PARKERSBURG – The former Rayon School is headed to a different owner after the Parkersburg Violent Crime and Narcotics Task Force moved out.
The school, at 1508 Rayon Drive, was purchased by the task force control group from Wood County Schools in 2004 for $5. It became the Parkersburg/Wood County Law Enforcement Training Center and has been used for S.W.A.T., K-9, firearms and other kinds of training.
It once housed a Parkersburg Police substation, and there is a gym for law enforcement officers in the basement.
For now, the building is still being used for training and the gym remains open, but it will no longer serve as the base of operations for the task force, which is a joint effort of the Parkersburg and Vienna police departments, Wood County Sheriff’s and Prosecutor’s offices and the West Virginia State Police.
“This move was made possible because of the availability of another government-owned facility that dramatically reduces the overhead costs of the task force,” Wood County Prosecutor Jason Wharton said in an email Monday. “The reduction in overhead expenses as a result of the move will permit the task force to focus virtually all of its funding on drug investigations and enforcement.”
Those funding figures were not immediately available Monday.
Parkersburg Police Chief Joe Martin said the task force will not have to pay for any utilities at its new location, which he and Wharton declined to reveal, citing “operational security.”
“Utilities were a huge burden” at the former school, Martin said, describing heating costs in the winter as “astronomical” before the decision to not heat the main building was made several years ago.
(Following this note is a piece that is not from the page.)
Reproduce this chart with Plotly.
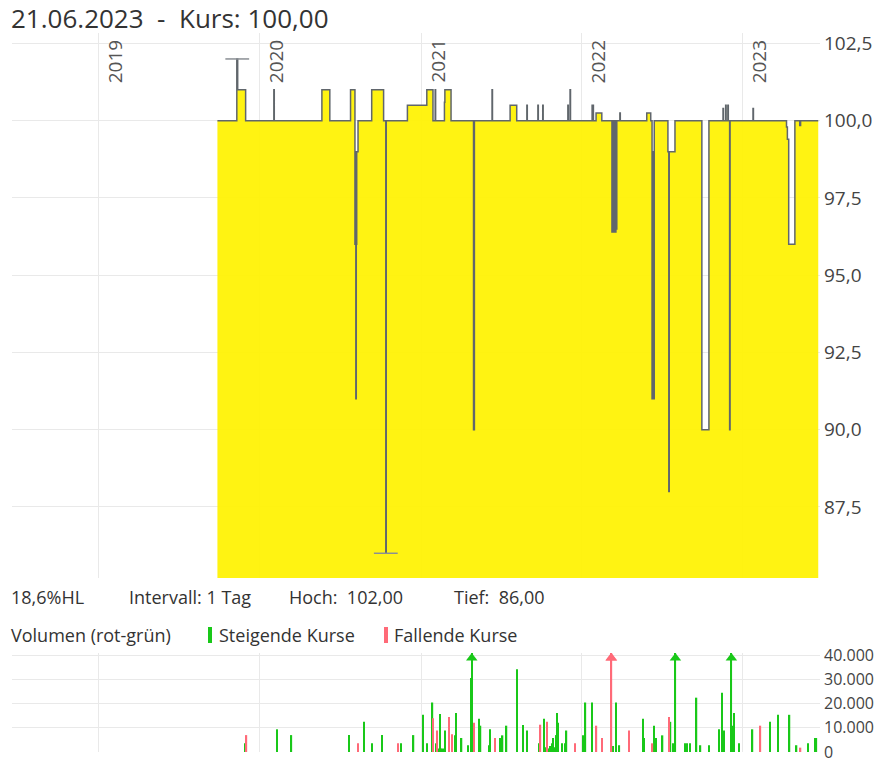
import plotly.graph_objects as go

W, H = 886, 763

# ---------------- data ----------------
price_dates = [
    "2019-09-27", "2019-11-10", "2019-11-12", "2019-11-30",
    "2020-02-02", "2020-02-03", "2020-05-21", "2020-06-08",
    "2020-07-25", "2020-08-04", "2020-08-05", "2020-08-06", "2020-08-07",
    "2020-08-08", "2020-08-11",
    "2020-09-11", "2020-10-08", "2020-10-13", "2020-10-14", "2020-12-01",
    "2021-01-14", "2021-01-28", "2021-02-02", "2021-02-03", "2021-02-23",
    "2021-02-24", "2021-03-10", "2021-04-30", "2021-05-02", "2021-06-11",
    "2021-06-12", "2021-07-22", "2021-08-06", "2021-08-29", "2021-08-30",
    "2021-09-23", "2021-09-24", "2021-10-04", "2021-10-05", "2021-11-30",
    "2021-12-01", "2021-12-05", "2021-12-06",
    "2022-01-24", "2022-01-25", "2022-01-26", "2022-01-27", "2022-02-02",
    "2022-02-15", "2022-03-10", "2022-03-11", "2022-03-12", "2022-03-13",
    "2022-03-14", "2022-03-15", "2022-03-16", "2022-03-17", "2022-03-18",
    "2022-03-19", "2022-03-20", "2022-03-21", "2022-03-28", "2022-03-29",
    "2022-05-28", "2022-06-06", "2022-06-09", "2022-06-10", "2022-06-13",
    "2022-06-14", "2022-07-15", "2022-07-17", "2022-07-18", "2022-07-31",
    "2022-09-30", "2022-10-16", "2022-11-17", "2022-11-18", "2022-11-23",
    "2022-11-24", "2022-11-28", "2022-11-29", "2022-12-02", "2022-12-03",
    "2023-01-24", "2023-01-25", "2023-04-10", "2023-04-12", "2023-04-15",
    "2023-04-29", "2023-05-10", "2023-05-12", "2023-06-21",
]
price_values = [
    100, 102, 101, 100,
    101, 100, 101, 100,
    101, 96, 99, 91, 96,
    99, 100,
    101, 100, 86, 100, 100.5,
    101, 100, 101, 100, 100.6,
    101, 100, 90, 100, 101,
    100, 100.5, 100, 100.5, 100,
    100.5, 100, 100.5, 100, 100.5,
    100, 101, 100,
    100.5, 100, 100.5, 100, 100.25,
    100, 96.4, 100, 96.5, 99.5,
    96.4, 100, 96.5, 99, 96.4,
    100, 96.5, 100, 100.25, 100,
    100.25, 100, 91, 99, 91,
    100, 99, 88, 99, 100,
    90, 100, 100.4, 100, 100.5,
    100, 100.5, 100, 90, 100,
    100.4, 100, 99.8, 99.4, 96,
    100, 99.85, 100, 100,
]

hl_dates = ["2019-11-11", "2020-10-13"]
hl_values = [102, 86]

rise_dates = [
    "2019-11-28", "2020-02-10", "2020-03-13", "2020-07-21", "2020-08-24",
    "2020-09-12", "2020-10-05", "2020-11-17", "2020-12-15", "2021-01-06",
    "2021-01-14", "2021-01-27", "2021-02-05", "2021-02-10", "2021-02-13",
    "2021-02-16", "2021-02-18", "2021-02-20", "2021-02-22", "2021-02-24",
    "2021-03-19", "2021-03-21", "2021-04-03", "2021-04-18", "2021-04-25",
    "2021-04-26", "2021-04-27", "2021-05-12", "2021-05-14", "2021-05-16",
    "2021-06-04", "2021-06-06", "2021-06-29", "2021-07-05", "2021-07-14",
    "2021-08-07", "2021-08-21", "2021-08-30", "2021-09-26", "2021-10-07",
    "2021-10-09", "2021-10-12", "2021-10-17", "2021-10-20", "2021-10-22",
    "2021-10-26", "2021-10-28", "2021-11-01", "2021-11-04", "2021-11-05",
    "2021-11-08", "2021-11-16", "2021-11-23", "2021-11-27", "2022-01-03",
    "2022-01-09", "2022-01-23", "2022-03-12", "2022-03-20", "2022-03-27",
    "2022-05-19", "2022-05-22", "2022-06-13", "2022-06-16", "2022-06-18",
    "2022-07-03", "2022-07-21", "2022-07-27", "2022-08-01", "2022-08-22",
    "2022-08-28", "2022-09-03", "2022-09-18", "2022-09-27", "2022-10-17",
    "2022-11-08", "2022-11-14", "2022-11-19", "2022-12-05", "2022-12-06",
    "2022-12-07", "2022-12-12", "2022-12-23", "2023-01-23", "2023-03-03",
    "2023-03-21", "2023-04-17", "2023-05-03", "2023-05-29", "2023-06-13",
    "2023-06-17",
]
rise_volumes = [
    3600, 9400, 7000, 7000, 12500,
    3600, 7000, 3600, 7000, 15400,
    3600, 20500, 3600, 1500, 15700,
    1500, 1200, 1500, 1000, 8900,
    6900, 16100, 5800, 2800, 30600,
    60000, 30600, 13800, 4000, 10900,
    2800, 9400, 5800, 6900, 10900,
    34300, 11200, 8900, 3600, 13800,
    1500, 2000, 1500, 2500, 1500,
    3600, 5800, 2000, 7000, 16100,
    12100, 3600, 3600, 8900, 6900,
    20500, 20500, 2500, 20500, 2800,
    13800, 5800, 10900, 5800, 5800,
    6900, 12500, 3600, 60000, 3600,
    3600, 3600, 22500, 2800, 2800,
    9400, 24500, 8900, 10900, 60000,
    10900, 16100, 3600, 9400, 12500,
    15400, 15400, 2800, 3600, 5800,
    5800,
]

fall_dates = [
    "2019-12-02", "2020-08-11", "2020-11-09", "2021-01-28", "2021-02-06",
    "2021-03-06", "2021-03-12", "2021-05-01", "2021-06-18", "2021-09-29",
    "2021-10-14", "2021-12-16", "2022-02-03", "2022-02-15", "2022-03-08",
    "2022-03-09", "2022-04-18", "2022-06-10", "2022-07-18", "2023-02-10",
    "2023-05-12",
]
fall_volumes = [
    7000, 3600, 3600, 14000, 8900,
    14500, 7400, 12100, 5800, 11300,
    12500, 3600, 10900, 5800, 60000,
    60000, 8900, 3600, 14500, 10900,
    1800,
]

year_ticks = ["2019-01-01", "2020-01-01", "2021-01-01", "2022-01-01", "2023-01-01"]
year_labels = ["2019", "2020", "2021", "2022", "2023"]
price_ticks = [87.5, 90, 92.5, 95, 97.5, 100, 102.5]
volume_ticks = [0, 10000, 20000, 30000, 40000]

x_range = ["2018-06-18", "2023-06-25"]
price_range = [85.2, 102.84]
volume_max = 41000

# ---------------- styles ----------------
FONT = "Open Sans"
GREEN = "#19c819"
RED = "#ff6a78"
GRID = "#e9e9e9"
TXT = "#333333"
LINE = "#60666c"
YELLOW = "rgba(255,242,0,0.93)"

fig = go.Figure()

fig.add_trace(go.Scatter(
    x=price_dates, y=price_values, mode="lines", line_shape="hv",
    line=dict(color=LINE, width=1.5), fill="tozeroy", fillcolor=YELLOW,
    xaxis="x", yaxis="y", hoverinfo="skip", showlegend=False,
))
fig.add_trace(go.Scatter(
    x=hl_dates, y=hl_values, mode="markers",
    marker=dict(symbol="line-ew", size=17, line=dict(color="#8a8f94", width=1.5)),
    xaxis="x", yaxis="y", hoverinfo="skip", showlegend=False,
))

bar_w = 3 * 86400000
fig.add_trace(go.Bar(
    x=rise_dates, y=rise_volumes, marker=dict(color=GREEN, line=dict(width=0)),
    width=bar_w, xaxis="x2", yaxis="y2", showlegend=False, hoverinfo="skip",
))
fig.add_trace(go.Bar(
    x=fall_dates, y=fall_volumes, marker=dict(color=RED, line=dict(width=0)),
    width=bar_w, xaxis="x2", yaxis="y2", showlegend=False, hoverinfo="skip",
))

# arrows for bars exceeding the axis
over_r = [(d, v) for d, v in zip(rise_dates, rise_volumes) if v > volume_max]
over_f = [(d, v) for d, v in zip(fall_dates, fall_volumes) if v > volume_max]
arrow_level = volume_max * 0.95
fig.add_trace(go.Scatter(
    x=[d for d, _ in over_r], y=[arrow_level] * len(over_r), mode="markers",
    marker=dict(symbol="triangle-up", size=10, color=GREEN),
    xaxis="x2", yaxis="y2", showlegend=False, hoverinfo="skip", cliponaxis=False,
))
fig.add_trace(go.Scatter(
    x=[d for d, _ in over_f], y=[arrow_level] * len(over_f), mode="markers",
    marker=dict(symbol="triangle-up", size=10, color=RED),
    xaxis="x2", yaxis="y2", showlegend=False, hoverinfo="skip", cliponaxis=False,
))

xdom = [12 / W, 820 / W]
common_x = dict(
    domain=xdom, range=x_range, type="date", tickvals=year_ticks,
    showticklabels=False, showgrid=True, gridcolor=GRID, gridwidth=1,
    zeroline=False, showline=False, ticks="", automargin=False,
)
fig.update_layout(
    width=W, height=H,
    margin=dict(l=0, r=0, t=0, b=0, pad=0, autoexpand=False),
    paper_bgcolor="white", plot_bgcolor="white",
    separators=",.",
    barmode="overlay",
    font=dict(family=FONT, color=TXT),
    xaxis=dict(**common_x, anchor="y"),
    xaxis2=dict(**common_x, anchor="y2", matches="x"),
    yaxis=dict(
        domain=[1 - 578 / H, 1 - 33 / H], range=price_range, side="right",
        tickvals=price_ticks, tickformat=".1f", showgrid=True, gridcolor=GRID,
        zeroline=False, showline=False, ticks="", ticklabelstandoff=3,
        tickfont=dict(size=19, color="#444"), anchor="x", automargin=False,
        ticklabeloverflow="allow",
    ),
    yaxis2=dict(
        domain=[1 - 752 / H, 1 - 653 / H], range=[0, volume_max], side="right",
        tickvals=volume_ticks, tickformat=",d", showgrid=True, gridcolor=GRID,
        zeroline=False, showline=False, ticks="", ticklabelstandoff=3,
        tickfont=dict(size=16, color="#444"), anchor="x2", automargin=False,
        ticklabeloverflow="allow",
    ),
)

annotations = []
for d, lab in zip(year_ticks, year_labels):
    annotations.append(dict(
        x=d, xref="x", y=1 - 38 / H, yref="paper", text=lab, textangle=-90,
        showarrow=False, xanchor="left", yanchor="top", xshift=1,
        font=dict(size=19, color="#555", family=FONT),
    ))

def txt(px, py, s, size):
    annotations.append(dict(
        x=px / W, y=1 - py / H, xref="paper", yref="paper", text=s,
        showarrow=False, xanchor="left", yanchor="middle",
        font=dict(size=size, color=TXT, family=FONT),
    ))

txt(9, 18, "21.06.2023  -  Kurs: 100,00", 26)
txt(9, 597, "18,6%HL", 18)
txt(127, 597, "Intervall: 1 Tag", 18)
txt(287, 597, "Hoch:  102,00", 18)
txt(452, 597, "Tief:  86,00", 18)
txt(9, 635, "Volumen (rot-grün)", 18)
txt(217, 635, "Steigende Kurse", 18)
txt(392, 635, "Fallende Kurse", 18)
fig.update_layout(annotations=annotations)

fig.add_shape(type="rect", xref="paper", yref="paper",
              x0=208 / W, x1=212 / W, y0=1 - 643 / H, y1=1 - 627 / H,
              fillcolor=GREEN, line=dict(width=0))
fig.add_shape(type="rect", xref="paper", yref="paper",
              x0=384 / W, x1=388 / W, y0=1 - 643 / H, y1=1 - 627 / H,
              fillcolor=RED, line=dict(width=0))

fig.write_html(
    "out.html",
    config={"displayModeBar": False},
    post_script="document.body.style.margin='0px';"
                "document.documentElement.style.overflow='hidden';",
)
The deed from the sale 10 years ago stipulates that the building would revert to Wood County Schools if it was no longer used for law enforcement purposes. District officials did not return calls seeking comment Monday afternoon.
Wharton said school board President Tim Yeater had been notified unofficially that the reversion would likely take place in the near future. But Martin said it’s possible another law enforcement agency could take it over.
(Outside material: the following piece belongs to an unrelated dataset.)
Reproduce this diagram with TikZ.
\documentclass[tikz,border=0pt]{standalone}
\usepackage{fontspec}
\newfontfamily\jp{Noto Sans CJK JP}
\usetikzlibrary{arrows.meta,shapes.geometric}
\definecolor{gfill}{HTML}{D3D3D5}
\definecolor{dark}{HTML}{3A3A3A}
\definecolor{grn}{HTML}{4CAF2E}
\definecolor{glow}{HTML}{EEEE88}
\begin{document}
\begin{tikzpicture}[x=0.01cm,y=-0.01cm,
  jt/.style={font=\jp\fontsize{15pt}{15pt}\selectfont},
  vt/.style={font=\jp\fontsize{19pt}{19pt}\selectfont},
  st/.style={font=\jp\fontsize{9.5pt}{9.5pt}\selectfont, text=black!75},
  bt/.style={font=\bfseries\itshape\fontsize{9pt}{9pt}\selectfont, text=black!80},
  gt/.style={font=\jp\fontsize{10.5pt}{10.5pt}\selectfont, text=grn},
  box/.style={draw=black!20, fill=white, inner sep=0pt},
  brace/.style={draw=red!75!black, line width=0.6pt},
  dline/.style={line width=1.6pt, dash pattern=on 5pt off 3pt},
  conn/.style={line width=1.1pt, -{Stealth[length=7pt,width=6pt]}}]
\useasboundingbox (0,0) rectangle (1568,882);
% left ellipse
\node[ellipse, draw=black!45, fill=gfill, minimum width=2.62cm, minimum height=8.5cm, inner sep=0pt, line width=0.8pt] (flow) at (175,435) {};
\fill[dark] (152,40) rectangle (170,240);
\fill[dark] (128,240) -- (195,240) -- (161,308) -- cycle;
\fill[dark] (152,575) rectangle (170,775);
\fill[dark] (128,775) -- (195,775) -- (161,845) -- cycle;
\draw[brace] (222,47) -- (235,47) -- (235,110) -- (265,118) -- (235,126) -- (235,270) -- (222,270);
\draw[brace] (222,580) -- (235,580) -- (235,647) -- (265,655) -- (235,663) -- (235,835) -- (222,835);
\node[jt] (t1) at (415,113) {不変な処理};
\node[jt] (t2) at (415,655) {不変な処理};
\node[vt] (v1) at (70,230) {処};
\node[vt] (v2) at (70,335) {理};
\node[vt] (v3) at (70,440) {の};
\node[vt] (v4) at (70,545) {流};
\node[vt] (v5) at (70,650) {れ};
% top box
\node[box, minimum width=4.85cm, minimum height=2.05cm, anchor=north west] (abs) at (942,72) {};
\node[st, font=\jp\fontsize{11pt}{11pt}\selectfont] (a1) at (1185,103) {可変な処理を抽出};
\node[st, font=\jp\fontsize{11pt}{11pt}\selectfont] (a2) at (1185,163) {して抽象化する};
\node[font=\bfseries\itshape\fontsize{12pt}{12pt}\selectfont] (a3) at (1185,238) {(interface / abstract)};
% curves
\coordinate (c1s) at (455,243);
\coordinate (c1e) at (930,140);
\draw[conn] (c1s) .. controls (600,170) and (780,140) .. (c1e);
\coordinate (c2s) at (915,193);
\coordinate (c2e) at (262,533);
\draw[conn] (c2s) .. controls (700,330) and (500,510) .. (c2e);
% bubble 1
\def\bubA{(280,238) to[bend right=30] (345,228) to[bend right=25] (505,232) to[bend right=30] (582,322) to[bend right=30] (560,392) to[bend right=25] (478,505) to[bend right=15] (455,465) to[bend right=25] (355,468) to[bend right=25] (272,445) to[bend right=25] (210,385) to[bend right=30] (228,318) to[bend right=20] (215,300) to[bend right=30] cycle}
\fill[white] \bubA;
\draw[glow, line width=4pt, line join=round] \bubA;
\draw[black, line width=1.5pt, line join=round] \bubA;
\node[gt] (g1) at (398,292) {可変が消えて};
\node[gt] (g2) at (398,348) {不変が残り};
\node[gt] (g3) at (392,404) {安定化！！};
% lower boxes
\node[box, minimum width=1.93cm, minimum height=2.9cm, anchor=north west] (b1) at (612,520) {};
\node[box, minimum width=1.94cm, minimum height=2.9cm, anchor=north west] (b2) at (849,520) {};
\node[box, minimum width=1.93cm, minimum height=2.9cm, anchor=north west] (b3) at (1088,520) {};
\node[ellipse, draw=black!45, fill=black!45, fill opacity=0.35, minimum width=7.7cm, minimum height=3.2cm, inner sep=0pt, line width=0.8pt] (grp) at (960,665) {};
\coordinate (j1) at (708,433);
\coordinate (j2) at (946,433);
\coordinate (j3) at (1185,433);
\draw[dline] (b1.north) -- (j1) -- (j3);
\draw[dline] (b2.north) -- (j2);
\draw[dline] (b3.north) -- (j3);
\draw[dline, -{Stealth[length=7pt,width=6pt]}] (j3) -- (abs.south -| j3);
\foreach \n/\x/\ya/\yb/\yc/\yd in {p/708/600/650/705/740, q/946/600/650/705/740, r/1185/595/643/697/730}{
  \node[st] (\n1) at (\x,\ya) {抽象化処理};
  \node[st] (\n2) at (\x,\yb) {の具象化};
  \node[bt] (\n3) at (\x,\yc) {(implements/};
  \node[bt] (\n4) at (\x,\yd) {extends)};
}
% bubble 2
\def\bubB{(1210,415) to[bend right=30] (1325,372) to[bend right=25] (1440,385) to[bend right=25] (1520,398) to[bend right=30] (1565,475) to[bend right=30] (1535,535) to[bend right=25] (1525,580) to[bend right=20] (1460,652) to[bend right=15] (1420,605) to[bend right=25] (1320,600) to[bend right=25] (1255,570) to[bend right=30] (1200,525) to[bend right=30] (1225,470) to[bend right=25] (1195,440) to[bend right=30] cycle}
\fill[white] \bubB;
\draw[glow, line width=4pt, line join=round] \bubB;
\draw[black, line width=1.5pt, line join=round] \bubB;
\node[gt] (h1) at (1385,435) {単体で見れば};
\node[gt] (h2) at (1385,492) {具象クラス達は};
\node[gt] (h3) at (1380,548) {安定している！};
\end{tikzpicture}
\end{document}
It wouldn’t be a cheap proposition.
“That building really needs a lot of work,” Martin said. “It’s a money pit, basically.”
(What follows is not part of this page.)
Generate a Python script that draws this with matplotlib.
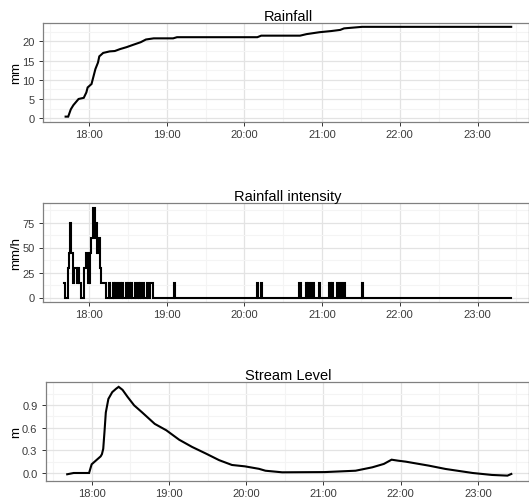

Still, the chief said the building has been an asset and he would not rule out recommending the city take it on.
“Obviously, funding is always going to be the drive behind any decision that we do make,” he said. “I’d have to confer with the mayor and City Council as well.”
While the building is structurally sound, Martin said some maintenance has fallen through the cracks over the years. In addition to the heating difficulties, new paint is needed, among other things, he said.